_Dataset content_
>> start

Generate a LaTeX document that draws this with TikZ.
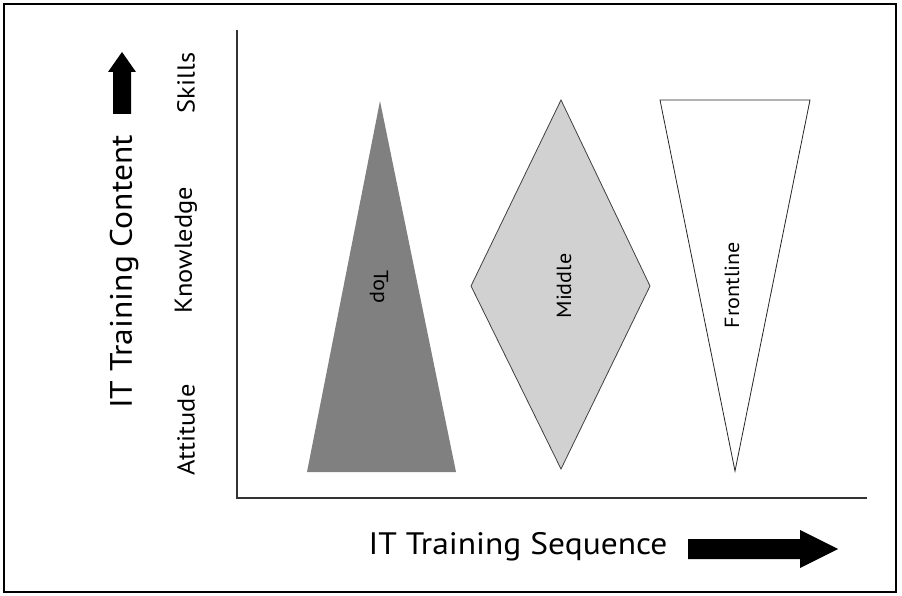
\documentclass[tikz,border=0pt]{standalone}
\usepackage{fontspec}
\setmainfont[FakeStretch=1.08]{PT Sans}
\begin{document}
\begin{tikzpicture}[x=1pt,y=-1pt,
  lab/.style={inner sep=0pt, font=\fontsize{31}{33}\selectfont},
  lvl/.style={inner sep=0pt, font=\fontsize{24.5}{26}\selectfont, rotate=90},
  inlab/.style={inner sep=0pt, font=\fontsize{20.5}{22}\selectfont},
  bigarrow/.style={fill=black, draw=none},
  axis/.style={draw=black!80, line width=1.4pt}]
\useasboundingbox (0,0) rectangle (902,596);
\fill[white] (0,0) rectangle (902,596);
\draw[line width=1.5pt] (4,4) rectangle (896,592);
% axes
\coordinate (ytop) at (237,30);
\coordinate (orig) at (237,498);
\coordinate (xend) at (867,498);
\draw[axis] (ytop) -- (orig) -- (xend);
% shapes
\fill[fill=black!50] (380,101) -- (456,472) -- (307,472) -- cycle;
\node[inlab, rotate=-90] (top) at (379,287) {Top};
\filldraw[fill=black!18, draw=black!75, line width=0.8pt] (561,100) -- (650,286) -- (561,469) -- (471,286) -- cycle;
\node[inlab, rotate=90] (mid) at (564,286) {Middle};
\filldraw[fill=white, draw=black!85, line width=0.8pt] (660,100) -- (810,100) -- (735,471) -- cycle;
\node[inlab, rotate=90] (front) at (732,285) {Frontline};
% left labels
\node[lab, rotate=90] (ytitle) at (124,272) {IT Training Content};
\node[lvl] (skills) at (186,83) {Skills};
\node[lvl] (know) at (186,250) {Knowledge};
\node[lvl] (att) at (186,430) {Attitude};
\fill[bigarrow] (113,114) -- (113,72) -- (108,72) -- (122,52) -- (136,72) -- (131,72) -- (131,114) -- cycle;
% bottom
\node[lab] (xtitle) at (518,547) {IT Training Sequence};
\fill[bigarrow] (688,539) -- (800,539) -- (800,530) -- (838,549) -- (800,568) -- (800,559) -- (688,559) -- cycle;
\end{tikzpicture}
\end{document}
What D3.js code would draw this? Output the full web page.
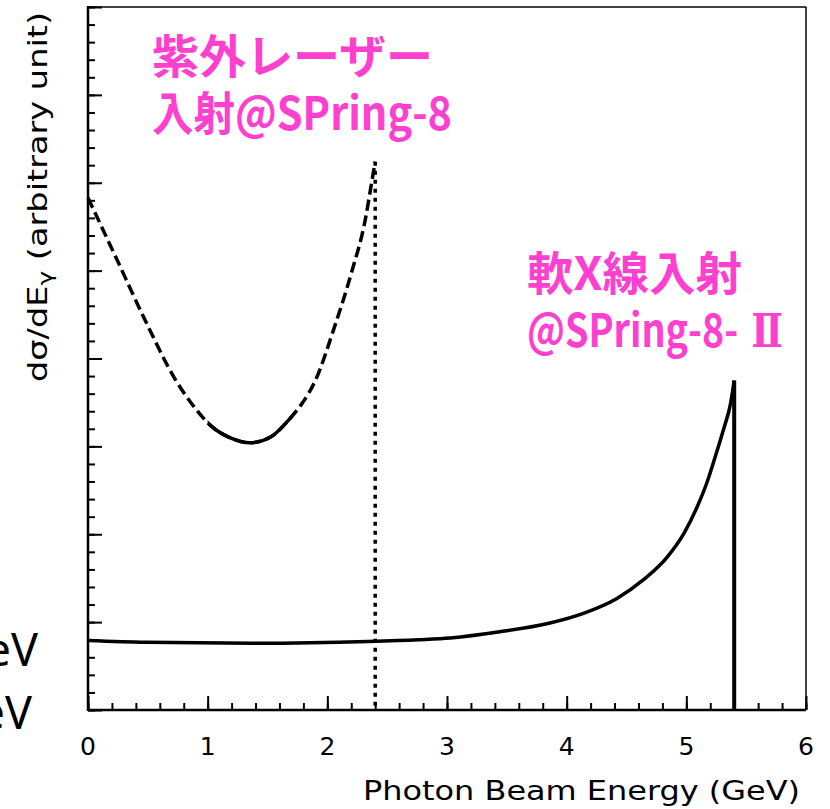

>> end

_Exercise brief_
All the records above need to be given again word for word. Skip the pictures.

_Expected answer_
Generate a LaTeX document that draws this with TikZ.
\documentclass[tikz,border=0pt]{standalone}
\usepackage{fontspec}
\setmainfont[FakeStretch=1.08]{PT Sans}
\begin{document}
\begin{tikzpicture}[x=1pt,y=-1pt,
  lab/.style={inner sep=0pt, font=\fontsize{31}{33}\selectfont},
  lvl/.style={inner sep=0pt, font=\fontsize{24.5}{26}\selectfont, rotate=90},
  inlab/.style={inner sep=0pt, font=\fontsize{20.5}{22}\selectfont},
  bigarrow/.style={fill=black, draw=none},
  axis/.style={draw=black!80, line width=1.4pt}]
\useasboundingbox (0,0) rectangle (902,596);
\fill[white] (0,0) rectangle (902,596);
\draw[line width=1.5pt] (4,4) rectangle (896,592);
% axes
\coordinate (ytop) at (237,30);
\coordinate (orig) at (237,498);
\coordinate (xend) at (867,498);
\draw[axis] (ytop) -- (orig) -- (xend);
% shapes
\fill[fill=black!50] (380,101) -- (456,472) -- (307,472) -- cycle;
\node[inlab, rotate=-90] (top) at (379,287) {Top};
\filldraw[fill=black!18, draw=black!75, line width=0.8pt] (561,100) -- (650,286) -- (561,469) -- (471,286) -- cycle;
\node[inlab, rotate=90] (mid) at (564,286) {Middle};
\filldraw[fill=white, draw=black!85, line width=0.8pt] (660,100) -- (810,100) -- (735,471) -- cycle;
\node[inlab, rotate=90] (front) at (732,285) {Frontline};
% left labels
\node[lab, rotate=90] (ytitle) at (124,272) {IT Training Content};
\node[lvl] (skills) at (186,83) {Skills};
\node[lvl] (know) at (186,250) {Knowledge};
\node[lvl] (att) at (186,430) {Attitude};
\fill[bigarrow] (113,114) -- (113,72) -- (108,72) -- (122,52) -- (136,72) -- (131,72) -- (131,114) -- cycle;
% bottom
\node[lab] (xtitle) at (518,547) {IT Training Sequence};
\fill[bigarrow] (688,539) -- (800,539) -- (800,530) -- (838,549) -- (800,568) -- (800,559) -- (688,559) -- cycle;
\end{tikzpicture}
\end{document}
What D3.js code would draw this? Output the full web page.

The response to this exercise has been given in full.